Navigating Uncertainty: Delays in Enhanced Tax Credits for R&D Intensive SMEs in the UK
The reduction in generosity of the SME R&D Tax Relief System during the 2022 Autumn Budget Announcement was met with widespread dismay from the life science and technology industries and advisors nationwide. This outcry led to the development and introduction of the R&D intensity ratio, reducing the negative fiscal impact to these key industries. However, a looming concern shadows this proposal and has received very little attention: the delay in passing the legislation into law.
The Impact of Delayed Legislation on SME Claimants and Advisors
The UK government published a technical note that outlines the envisaged tax relief for R&D intensive SMEs. The intention behind this legislation is admirable: to incentivize innovation, foster creativity and provide a much-needed boost to SMEs committed to pushing the boundaries of knowledge through increased financial support.
Yet, within the contours of this well-intentioned initiative, the delay in converting the proposal to law presents a potential stumbling block. The repercussions of such delays are far-reaching and extend across three major fronts: the SME claimants having their enhanced payments delayed, additional work (leading to potential additional costs) for their trusted advisors and a significant increase in double handling of claims by HMRC. With this current position, claimants would need to either submit a tax return at the reduced rate of 18.6% and then, once the R&D intensity ratio and associated increase are brought into law, submit an amended return or delay the submission of the R&D claim completely withholding the relief they may be reliant on.
For SMEs eagerly awaiting the promised tax relief, the delay to the enhanced rate brings further uncertainty. The postponement of the additional financial incentives could significantly impact these enterprises’ R&D investment decisions with delayed tax relief translating to deferred projects, held-back initiatives and delay to potentially ground-breaking advances. The incentives, which are supposed to fuel innovation, might instead stifle it, as businesses hesitate to allocate resources to R&D efforts when the anticipated tax relief hangs in limbo.
On the other side of the spectrum, R&D advisors and experts who play a vital role in guiding SMEs through the intricacies of the tax system are faced with their own set of challenges. These professionals are tasked with navigating the maze of regulations, ensuring compliance and maximizing benefits for their clients. However, a delay in the legislation injects an element of unpredictability into their realm of expertise. The advice they offer may become redundant or incorrect given the potentially significant delays in the proposal becoming legislation. This potentially leads to additional work, as advisors may find themselves having to revise recommendations and agreed strategies once the legislation is finally enacted.
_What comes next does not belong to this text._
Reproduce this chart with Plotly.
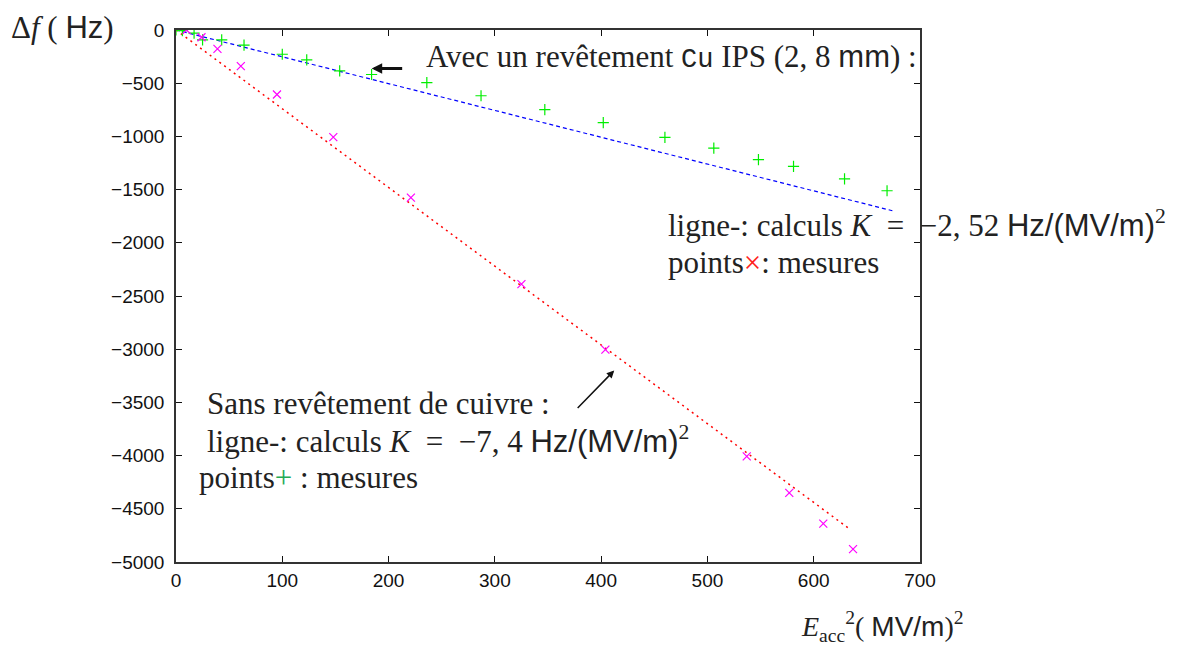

Balancing Innovation and Regulation: Addressing the Delay for Sustainable Benefits
The situation is best described as unpalatable. SMEs yearn for clarity and stability to make informed decisions, while advisors strive to provide accurate guidance within a changing context.
While the proposed additional tax relief for R&D intensive SMEs holds immense promise for driving innovation and economic growth, the delay in passing this legislation into law introduces a dose of uncertainty that casts a shadow over these aspirations. The implications ripple through the entrepreneurial landscape, affecting SMEs and advisors alike. As we navigate the delicate balance between innovation and regulation, addressing this delay becomes pivotal to ensure that the desired benefits are not only achieved but also sustained.